Berlioz Nuits d' été; Ravel Shéhérazade

A splendid mezzo revels in Ravel but is less happy with the demanding Berlioz

Record and Artist Details

Composer or Director: Maurice Ravel, Hector Berlioz

Genre:

Vocal

Label: Harmonia Mundi

Media Format: CD or Download

Media Runtime: 55

Mastering:

Stereo
DDD

Catalogue Number: HMC901932

Tracks:

Composition Artist Credit
(5) Mélodies populaires grecques Maurice Ravel, Composer
Berlin Deutsches Symphony Orchestra
Bernarda Fink, Mezzo soprano
Kent Nagano, Conductor
Maurice Ravel, Composer
(Les) Nuits d'été Hector Berlioz, Composer
Berlin Deutsches Symphony Orchestra
Bernarda Fink, Mezzo soprano
Hector Berlioz, Composer
Kent Nagano, Conductor
Shéhérazade Maurice Ravel, Composer
Berlin Deutsches Symphony Orchestra
Bernarda Fink, Mezzo soprano
Kent Nagano, Conductor
Maurice Ravel, Composer
Bernarda Fink’s strong, flexible voice is well matched to all that Ravel asks of her, from the lively snapshots of the Greek folksongs to the long, languorous lines of Shéhérazade. For all the sensuous, not to say sensual, quality of “Asie” (the booklet picture is Ingres’s La grande odalisque), the song needs great precision and control, especially if it is to ride easily upon Ravel’s ornate orchestration. This is sometimes a little heavy here, at times even suggesting Wagner (something that would not have displeased the poems’ author, who designated himself “Tristan Klingsor”). Nevertheless, a subtler response to detail is possible without losing the richness. “La flûte enchantée” lies beautifully on Fink’s voice. She is elegantly seductive (if to no avail) in the final song, “L’indifférent”, as the somewhat effeminate young man drifts languidly past her door.
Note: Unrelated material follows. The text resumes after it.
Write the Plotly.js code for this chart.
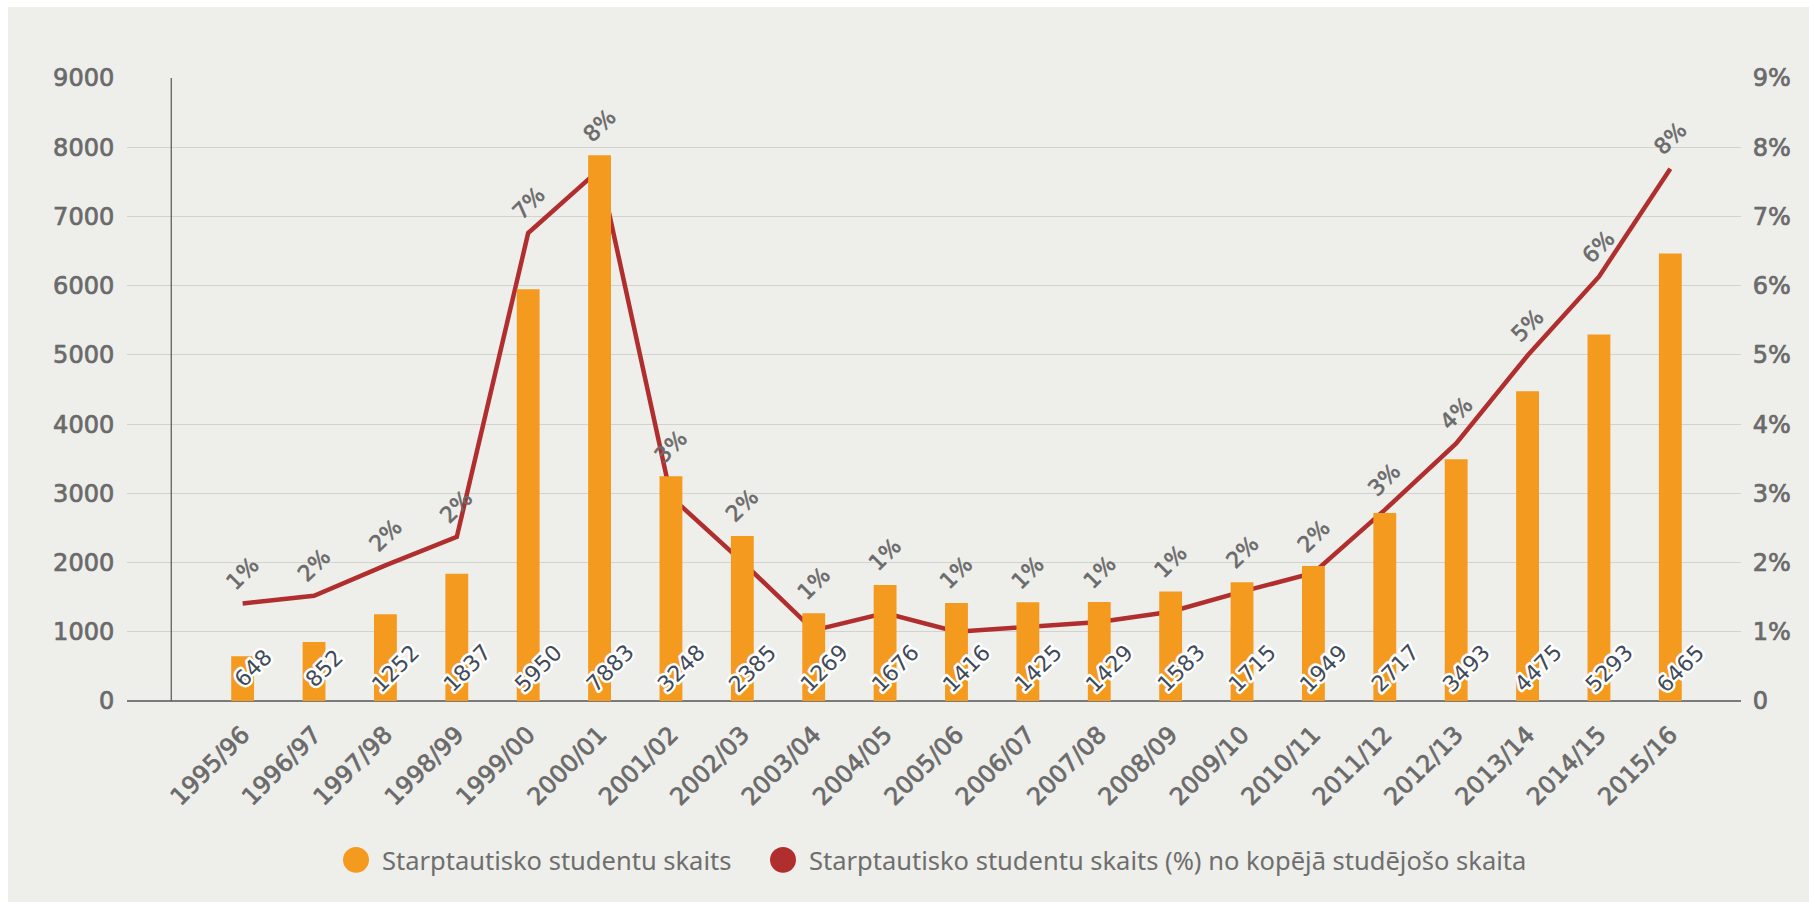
<!DOCTYPE html>
<html>
<head>
<meta charset="utf-8">
<script src="https://cdn.plot.ly/plotly-3.0.1.min.js"></script>
<style>
  html, body { margin: 0; padding: 0; background: #ffffff; }
  #panel { position: absolute; left: 8px; top: 7px; width: 1801px; height: 895px; background: #eeeeeb; }
  #chart { position: absolute; left: 0; top: 0; width: 1809px; height: 909px; }
  #chart .xtick text, #chart .ytick text, #chart .y2tick text {
    stroke: #6a6a6a; stroke-width: 0.7px; stroke-linejoin: round;
  }
</style>
</head>
<body>
<div id="panel"></div>
<div id="chart"></div>
<script>
// ---- data ----
const categories = ['1995/96','1996/97','1997/98','1998/99','1999/00','2000/01','2001/02','2002/03','2003/04','2004/05','2005/06','2006/07','2007/08','2008/09','2009/10','2010/11','2011/12','2012/13','2013/14','2014/15','2015/16'];
const studentCount = [648, 852, 1252, 1837, 5950, 7883, 3248, 2385, 1269, 1676, 1416, 1425, 1429, 1583, 1715, 1949, 2717, 3493, 4475, 5293, 6465];
const studentShare = [1.41, 1.52, 1.96, 2.37, 6.76, 7.68, 2.95, 2.01, 1.02, 1.27, 1.00, 1.07, 1.14, 1.29, 1.58, 1.85, 2.76, 3.72, 4.99, 6.13, 7.69];
const shareLabels = ['1%','2%','2%','2%','7%','8%','3%','2%','1%','1%','1%','1%','1%','1%','2%','2%','3%','4%','5%','6%','8%'];
const countTicks = [0,1000,2000,3000,4000,5000,6000,7000,8000,9000];
const shareTicks = [0,1,2,3,4,5,6,7,8,9];
const shareTickText = ['0','1%','2%','3%','4%','5%','6%','7%','8%','9%'];
const seriesNames = ['Starptautisko studentu skaits', 'Starptautisko studentu skaits (%) no kopējā studējošo skaita'];

// ---- axes ranges ----
const COUNT_MAX = 9000, SHARE_MAX = 9;

// ---- style ----
const ORANGE = '#f39a1f';
const RED = '#b02f2e';
const TICK_FONT = {family: 'DejaVu Sans', size: 24, color: '#6a6a6a'};

// plot area in pixels (layout only)
const W = 1809, H = 909;
const PL = 127, PR = 1741, PT = 77.5, PB = 701;
const px2x = p => (p - PL) / (PR - PL);
const py2y = p => (PB - p) / (PB - PT);

const traces = [
  {
    type: 'scatter', mode: 'lines', name: seriesNames[1],
    x: categories, y: studentShare, yaxis: 'y',
    line: {color: RED, width: 4.5}, showlegend: false, hoverinfo: 'skip'
  },
  {
    type: 'bar', name: seriesNames[0],
    x: categories, y: studentCount, yaxis: 'y2',
    marker: {color: ORANGE}, showlegend: false, hoverinfo: 'skip'
  }
];

const annotations = [];
// count labels (first, indices 0..n-1)
categories.forEach((c, i) => {
  annotations.push({
    x: c, y: 0, xref: 'x', yref: 'y2', text: String(studentCount[i]),
    showarrow: false, textangle: -45, xshift: 10, yshift: 33,
    font: {family: 'DejaVu Sans', size: 22, color: '#3f4a5a'}
  });
});
// share labels: placed above whichever is higher, the line point or the bar top
categories.forEach((c, i) => {
  const barTopOnShareAxis = studentCount[i] * SHARE_MAX / COUNT_MAX;
  annotations.push({
    x: c, y: Math.max(studentShare[i], barTopOnShareAxis), xref: 'x', yref: 'y', text: shareLabels[i],
    showarrow: false, textangle: -45, xshift: 0, yshift: 30,
    font: {family: 'DejaVu Sans', size: 22, color: '#6a6a6a'}
  });
});
// legend texts
annotations.push({
  xref: 'paper', yref: 'paper', x: px2x(380), y: py2y(860), xanchor: 'left', yanchor: 'middle',
  text: seriesNames[0], showarrow: false,
  font: {family: 'Noto Sans', size: 25.5, color: '#6e6e6e'}
});
annotations.push({
  xref: 'paper', yref: 'paper', x: px2x(807), y: py2y(860), xanchor: 'left', yanchor: 'middle',
  text: seriesNames[1], showarrow: false,
  font: {family: 'Noto Sans', size: 25.5, color: '#6e6e6e'}
});

const shapes = [
  // vertical axis line
  {type: 'line', xref: 'x', yref: 'y', x0: -1, x1: -1, y0: 0, y1: SHARE_MAX, line: {color: '#555555', width: 1.2}, layer: 'above'},
  // legend circles
  {type: 'circle', xref: 'paper', yref: 'paper', x0: px2x(343), x1: px2x(369), y0: py2y(873), y1: py2y(847), fillcolor: ORANGE, line: {width: 0}},
  {type: 'circle', xref: 'paper', yref: 'paper', x0: px2x(770), x1: px2x(796), y0: py2y(873), y1: py2y(847), fillcolor: RED, line: {width: 0}}
];

const layout = {
  width: W, height: H,
  margin: {l: PL, r: W - PR, t: PT, b: H - PB, pad: 0},
  paper_bgcolor: 'rgba(0,0,0,0)', plot_bgcolor: 'rgba(0,0,0,0)',
  showlegend: false,
  bargap: 0.68,
  xaxis: {
    type: 'category', range: [-1.62, 20.99], tickangle: -45,
    showgrid: false, showline: false, zeroline: false,
    ticks: 'outside', ticklen: 9, tickcolor: 'rgba(0,0,0,0)',
    tickfont: TICK_FONT, fixedrange: true
  },
  yaxis: {
    side: 'right', range: [0, SHARE_MAX], tickvals: shareTicks, ticktext: shareTickText,
    showgrid: true, gridcolor: '#d2d2ce', gridwidth: 1,
    zeroline: true, zerolinecolor: '#7a7a7a', zerolinewidth: 1.6,
    showline: false, ticks: 'outside', ticklen: 6, tickcolor: 'rgba(0,0,0,0)',
    tickfont: TICK_FONT, fixedrange: true
  },
  yaxis2: {
    overlaying: 'y', side: 'left', range: [0, COUNT_MAX], tickvals: countTicks,
    showgrid: false, zeroline: false, showline: false,
    ticks: 'outside', ticklen: 7, tickcolor: 'rgba(0,0,0,0)',
    tickfont: TICK_FONT, fixedrange: true
  },
  annotations: annotations,
  shapes: shapes
};

Plotly.newPlot('chart', traces, layout, {displayModeBar: false, staticPlot: true}).then(gd => {
  const n = categories.length;
  gd.querySelectorAll('g.annotation').forEach(g => {
    const idx = +g.getAttribute('data-index');
    const t = g.querySelector('text.annotation-text');
    if (!t) return;
    if (idx < n) {
      t.style.stroke = '#ffffff'; t.style.strokeWidth = '5px';
      t.style.paintOrder = 'stroke'; t.style.strokeLinejoin = 'round';
    } else if (idx < 2 * n) {
      t.style.stroke = '#6a6a6a'; t.style.strokeWidth = '0.6px';
      t.style.strokeLinejoin = 'round';
    }
  });
});
</script>
</body>
</html>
Berlioz’s songs come off rather less well. In part, this is because his wonderful orchestral detail is sometimes not clear enough, and so does not allow Fink’s voice to become part of the orchestration. But also, she seems less happy with some of them than with Ravel. The delightful “Villanelle” (one of the set she transposes down) is taken too fast for its gaiety and wit, and she fights shy of some of Berlioz’s admittedly demanding markings, as when he asks for ppp sotto voce ed estinto in “Absence”. But as a whole this song, as well as “Sur les lagunes”, comes off well, better than a curiously plain performance of “Le spectre de la rose”. There are too many other outstanding recordings of the cycle for this to be first choice. In the booklet, the poems have found a distinguished translator in Charles Johnston.